Metabolomics dissection of depression heterogeneity and related cardiometabolic risk
By
Tahani Alshehri,
Dennis O Mook- Kanamori,
Ko Willems van Dijk,
Richard Dinga,
Brenda WJH Penninx,
Frits R Rosendaal,
Saskia le Cessie,
Yuri Milaneschi
Posted 11 Aug 2020
medRxiv DOI: 10.1101/2020.08.11.20172569
Abstract Background: A recent hypothesis postulates the existence of an "immune-metabolic depression" (IMD) dimension characterized by metabolic dysregulations. Combining data on metabolomics and depressive symptoms, we aimed to identify depressions associated with an increased risk of adverse metabolic alterations. Method: Clustering data were from 1094 individuals with current major depressive disorder and measures of 149 metabolites from a 1H-NMR platform and 30 depressive symptoms (IDS-SR30).
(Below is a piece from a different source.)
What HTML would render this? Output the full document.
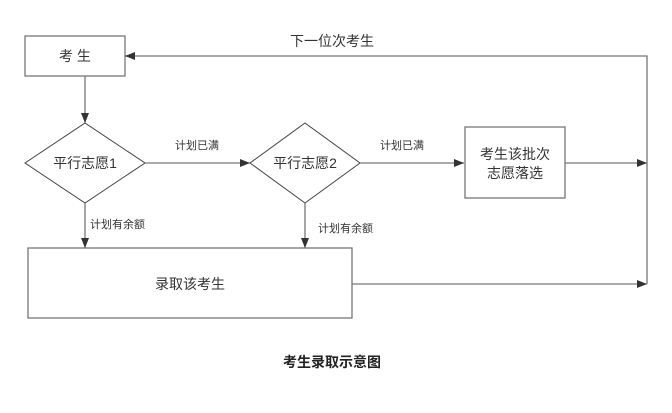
<!DOCTYPE html>
<html><head><meta charset="utf-8"><style>
html,body{margin:0;padding:0;background:#fff;width:672px;height:413px;overflow:hidden}
text{font-family:"Liberation Sans","Noto Sans CJK SC",sans-serif;fill:#333}
</style></head><body>
<svg width="672" height="413" viewBox="0 0 672 413" xmlns="http://www.w3.org/2000/svg">
<defs><marker id="a" markerWidth="10" markerHeight="8" refX="10" refY="4" orient="auto" markerUnits="userSpaceOnUse"><path d="M0,0 L10,4 L0,8 z" fill="#333"/></marker></defs>
<g stroke="#777" stroke-width="1.3" fill="none">
<rect x="25" y="36" width="100" height="40" fill="#fff"/>
<polygon points="85,123 145,163 85,203 25,163" fill="#fff" stroke="#444" stroke-width="1"/>
<polygon points="305,123 360,163 305,203 250,163" fill="#fff" stroke="#444" stroke-width="1"/>
<rect x="465" y="127" width="100" height="71" fill="#fff"/>
<rect x="28" y="248" width="324" height="70" fill="#fff"/>
<line x1="85" y1="76" x2="85" y2="123" marker-end="url(#a)"/>
<line x1="145" y1="163" x2="250" y2="163" marker-end="url(#a)"/>
<line x1="360" y1="163" x2="464" y2="163" marker-end="url(#a)"/>
<line x1="565" y1="163" x2="647" y2="163" marker-end="url(#a)"/>
<line x1="85" y1="203" x2="85" y2="248" marker-end="url(#a)"/>
<line x1="305" y1="203" x2="305" y2="248" marker-end="url(#a)"/>
<line x1="352" y1="284" x2="647" y2="284" marker-end="url(#a)"/>
<polyline points="647,284 647,56 125,56" marker-end="url(#a)"/>
</g>
<text x="75" y="61" font-size="14" text-anchor="middle">考 生</text>
<text x="85" y="168" font-size="14" text-anchor="middle">平行志愿1</text>
<text x="305" y="168" font-size="14" text-anchor="middle">平行志愿2</text>
<text x="515" y="159" font-size="14" text-anchor="middle">考生该批次</text>
<text x="515" y="178" font-size="14" text-anchor="middle">志愿落选</text>
<text x="190" y="289" font-size="14" text-anchor="middle">录取该考生</text>
<text x="332" y="46" font-size="14" text-anchor="middle">下一位次考生</text>
<text x="175" y="149" font-size="11">计划已满</text>
<text x="380" y="149" font-size="11">计划已满</text>
<text x="90" y="228" font-size="11">计划有余额</text>
<text x="318" y="232" font-size="11">计划有余额</text>
<text x="332" y="367" font-size="14" font-weight="bold" text-anchor="middle" style="fill:#222">考生录取示意图</text>
</svg>
</body></html>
Canonical correlation analyses (CCA) were used to identify main independent metabolite-symptom axes of variance. Then, for the replication, we examined the association of the identified dimensions with metabolites from the same platform and cardiometabolic endpoints in an independent population-based cohort (n=6572). Results: CCA identified an overall depression dimension and a dimension resembling IMD, in which symptoms such as sleeping too much, increased appetite, and low energy level had higher relative loading. In the independent sample, the overall depression dimension was associated with lower levels of metabolites linked to cardiometabolic risk, such as HOMA-1B -0.09 (95% CI:-0.13--0.06), and visceral adipose tissue -0.15 cm2 (95% CI:-0.20--0.10). In contrast, the IMD dimension was associated with well-known adverse cardiometabolic metabolites such as higher visceral adipose tissue 0.11 cm2 (95% CI:0.06-0.16), HOMA-1B 0.08 (95% CI: 0.05-0.12), and lower HDL levels -0.04 mmol/L (95% CI:-0.07--0.01). Conclusions: Combining metabolomics and clinical symptoms we identified a replicable depression dimension associated with adverse metabolic alterations, in line with the IMD hypothesis. Patients with IMD may be at higher cardiometabolic risk and may benefit from specific treatment targeting underlying metabolic dysregulations.